- **Task directions**: In your copy, include every line of the listing below exactly but none of the pictures.

- **Input for this task**:
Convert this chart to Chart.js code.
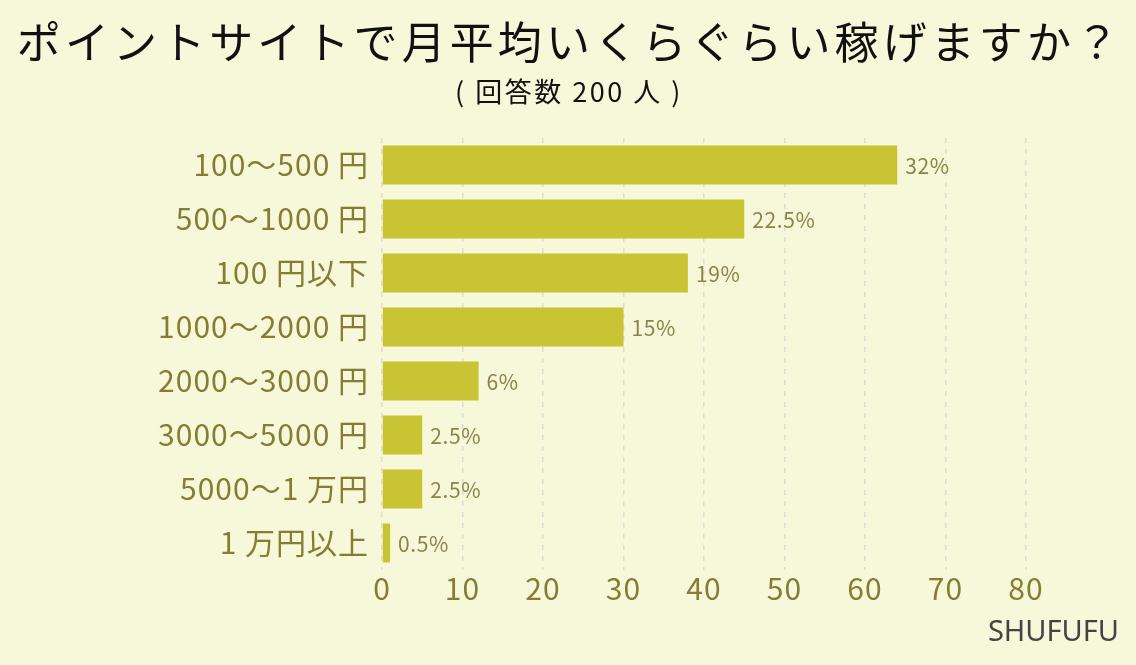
<!DOCTYPE html>
<html lang="ja">
<head>
<meta charset="utf-8">
<script src="https://cdn.jsdelivr.net/npm/chart.js@4.4.1/dist/chart.umd.min.js"></script>
<style>
  html, body { margin: 0; padding: 0; background: #f7f7d9; }
  #wrap { width: 1136px; height: 665px; position: relative; }
</style>
</head>
<body>
<div id="wrap"><canvas id="myChart"></canvas></div>
<script>
// 回答データ（200人）
const TITLE = 'ポイントサイトで月平均いくらぐらい稼げますか？';
const SUBTITLE = '( 回答数 200 人 )';
const CREDIT = 'SHUFUFU';
const TOTAL = 200;
const categories = [
  '100～500 円',
  '500～1000 円',
  '100 円以下',
  '1000～2000 円',
  '2000～3000 円',
  '3000～5000 円',
  '5000～1 万円',
  '1 万円以上'
];
const counts = [64, 45, 38, 30, 12, 5, 5, 1];
const xTicks = [0, 10, 20, 30, 40, 50, 60, 70, 80];

const OLIVE = '#857e32';
const JP = "'Noto Sans CJK JP', 'Noto Sans', sans-serif";

// 目盛りの文字間隔
const spacingPlugin = {
  id: 'spacing',
  beforeDraw(chart) { chart.ctx.letterSpacing = '1px'; },
  afterDatasetsDraw(chart) { chart.ctx.letterSpacing = '0px'; }
};

// タイトル・ラベル描画
const textPlugin = {
  id: 'texts',
  afterDraw(chart) {
    const ctx = chart.ctx;
    const w = chart.width;
    ctx.save();
    ctx.fillStyle = '#111';
    ctx.textAlign = 'center';
    ctx.textBaseline = 'middle';
    ctx.font = '44px ' + JP;
    ctx.letterSpacing = '4.1px';
    ctx.fillText(TITLE, w / 2 + 2, 42);
    ctx.font = '27px ' + JP;
    ctx.letterSpacing = '2.5px';
    ctx.fillText(SUBTITLE, w / 2 + 1, 92);

    // 棒の右にパーセント
    const meta = chart.getDatasetMeta(0);
    ctx.font = '21px ' + JP;
    ctx.letterSpacing = '0.6px';
    ctx.fillStyle = '#8a8547';
    ctx.textAlign = 'left';
    meta.data.forEach((bar, i) => {
      const pct = Math.round(counts[i] / TOTAL * 1000) / 10;
      ctx.fillText(pct + '%', bar.x + 8, bar.y + 1);
    });

    ctx.letterSpacing = '0px';
    ctx.font = "29px 'Noto Sans', sans-serif";
    ctx.fillStyle = '#444';
    ctx.textAlign = 'right';
    ctx.fillText(CREDIT, 1119, 633);
    ctx.restore();
  }
};

const ctx = document.getElementById('myChart').getContext('2d');
const myChart = new Chart(ctx, {
  type: 'bar',
  data: {
    labels: categories,
    datasets: [{
      data: counts,
      backgroundColor: '#c9c433',
      borderWidth: 0,
      categoryPercentage: 0.8,
      barPercentage: 0.9
    }]
  },
  options: {
    indexAxis: 'y',
    responsive: true,
    maintainAspectRatio: false,
    animation: false,
    layout: { padding: { top: 138, right: 110, bottom: 0, left: 0 } },
    plugins: {
      legend: { display: false },
      title: { display: false },
      tooltip: { enabled: false }
    },
    scales: {
      x: {
        min: 0,
        max: 80,
        afterBuildTicks(scale) {
          scale.ticks = xTicks.map(v => ({ value: v }));
        },
        afterFit(scale) { scale.height = 95; },
        grid: {
          color: '#dcdcd2',
          lineWidth: 1.5,
          drawTicks: false
        },
        border: { display: false, dash: [5, 6] },
        ticks: {
          color: OLIVE,
          padding: 1,
          font: { family: JP, size: 30 }
        }
      },
      y: {
        afterFit(scale) { scale.width = 382; },
        border: { display: false },
        grid: { display: false },
        ticks: {
          color: OLIVE,
          padding: 5,
          font: { family: JP, size: 30 }
        }
      }
    }
  },
  plugins: [spacingPlugin, textPlugin]
});
</script>
</body>
</html>
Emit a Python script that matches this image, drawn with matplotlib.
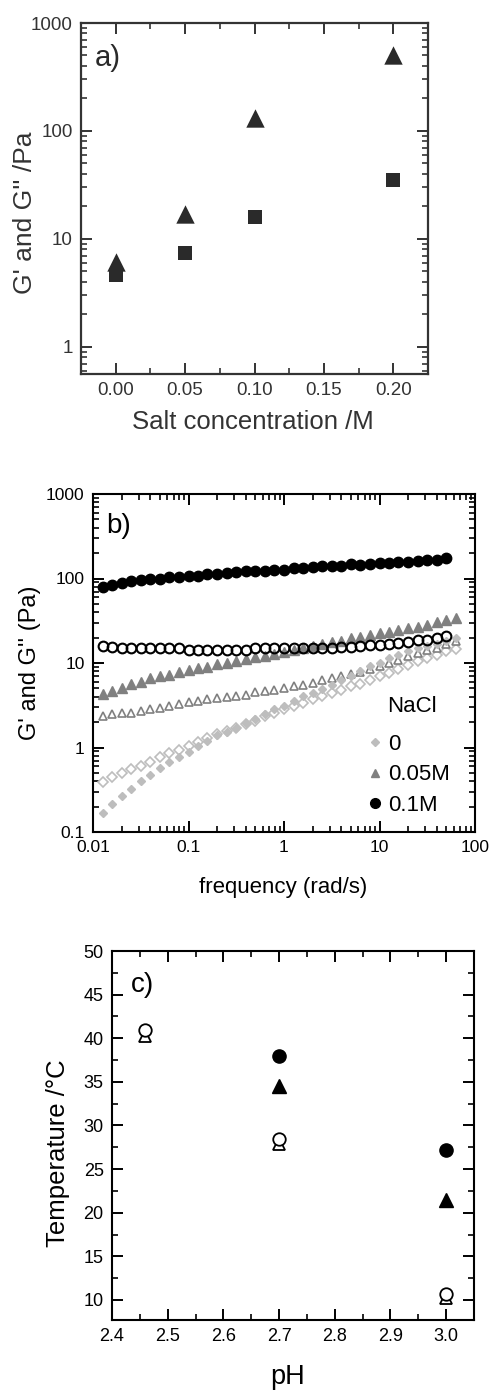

- **Result below**:
Convert this chart to Chart.js code.
<!DOCTYPE html>
<html lang="ja">
<head>
<meta charset="utf-8">
<script src="https://cdn.jsdelivr.net/npm/chart.js@4.4.1/dist/chart.umd.min.js"></script>
<style>
  html, body { margin: 0; padding: 0; background: #f7f7d9; }
  #wrap { width: 1136px; height: 665px; position: relative; }
</style>
</head>
<body>
<div id="wrap"><canvas id="myChart"></canvas></div>
<script>
// 回答データ（200人）
const TITLE = 'ポイントサイトで月平均いくらぐらい稼げますか？';
const SUBTITLE = '( 回答数 200 人 )';
const CREDIT = 'SHUFUFU';
const TOTAL = 200;
const categories = [
  '100～500 円',
  '500～1000 円',
  '100 円以下',
  '1000～2000 円',
  '2000～3000 円',
  '3000～5000 円',
  '5000～1 万円',
  '1 万円以上'
];
const counts = [64, 45, 38, 30, 12, 5, 5, 1];
const xTicks = [0, 10, 20, 30, 40, 50, 60, 70, 80];

const OLIVE = '#857e32';
const JP = "'Noto Sans CJK JP', 'Noto Sans', sans-serif";

// 目盛りの文字間隔
const spacingPlugin = {
  id: 'spacing',
  beforeDraw(chart) { chart.ctx.letterSpacing = '1px'; },
  afterDatasetsDraw(chart) { chart.ctx.letterSpacing = '0px'; }
};

// タイトル・ラベル描画
const textPlugin = {
  id: 'texts',
  afterDraw(chart) {
    const ctx = chart.ctx;
    const w = chart.width;
    ctx.save();
    ctx.fillStyle = '#111';
    ctx.textAlign = 'center';
    ctx.textBaseline = 'middle';
    ctx.font = '44px ' + JP;
    ctx.letterSpacing = '4.1px';
    ctx.fillText(TITLE, w / 2 + 2, 42);
    ctx.font = '27px ' + JP;
    ctx.letterSpacing = '2.5px';
    ctx.fillText(SUBTITLE, w / 2 + 1, 92);

    // 棒の右にパーセント
    const meta = chart.getDatasetMeta(0);
    ctx.font = '21px ' + JP;
    ctx.letterSpacing = '0.6px';
    ctx.fillStyle = '#8a8547';
    ctx.textAlign = 'left';
    meta.data.forEach((bar, i) => {
      const pct = Math.round(counts[i] / TOTAL * 1000) / 10;
      ctx.fillText(pct + '%', bar.x + 8, bar.y + 1);
    });

    ctx.letterSpacing = '0px';
    ctx.font = "29px 'Noto Sans', sans-serif";
    ctx.fillStyle = '#444';
    ctx.textAlign = 'right';
    ctx.fillText(CREDIT, 1119, 633);
    ctx.restore();
  }
};

const ctx = document.getElementById('myChart').getContext('2d');
const myChart = new Chart(ctx, {
  type: 'bar',
  data: {
    labels: categories,
    datasets: [{
      data: counts,
      backgroundColor: '#c9c433',
      borderWidth: 0,
      categoryPercentage: 0.8,
      barPercentage: 0.9
    }]
  },
  options: {
    indexAxis: 'y',
    responsive: true,
    maintainAspectRatio: false,
    animation: false,
    layout: { padding: { top: 138, right: 110, bottom: 0, left: 0 } },
    plugins: {
      legend: { display: false },
      title: { display: false },
      tooltip: { enabled: false }
    },
    scales: {
      x: {
        min: 0,
        max: 80,
        afterBuildTicks(scale) {
          scale.ticks = xTicks.map(v => ({ value: v }));
        },
        afterFit(scale) { scale.height = 95; },
        grid: {
          color: '#dcdcd2',
          lineWidth: 1.5,
          drawTicks: false
        },
        border: { display: false, dash: [5, 6] },
        ticks: {
          color: OLIVE,
          padding: 1,
          font: { family: JP, size: 30 }
        }
      },
      y: {
        afterFit(scale) { scale.width = 382; },
        border: { display: false },
        grid: { display: false },
        ticks: {
          color: OLIVE,
          padding: 5,
          font: { family: JP, size: 30 }
        }
      }
    }
  },
  plugins: [spacingPlugin, textPlugin]
});
</script>
</body>
</html>
Emit a Python script that matches this image, drawn with matplotlib.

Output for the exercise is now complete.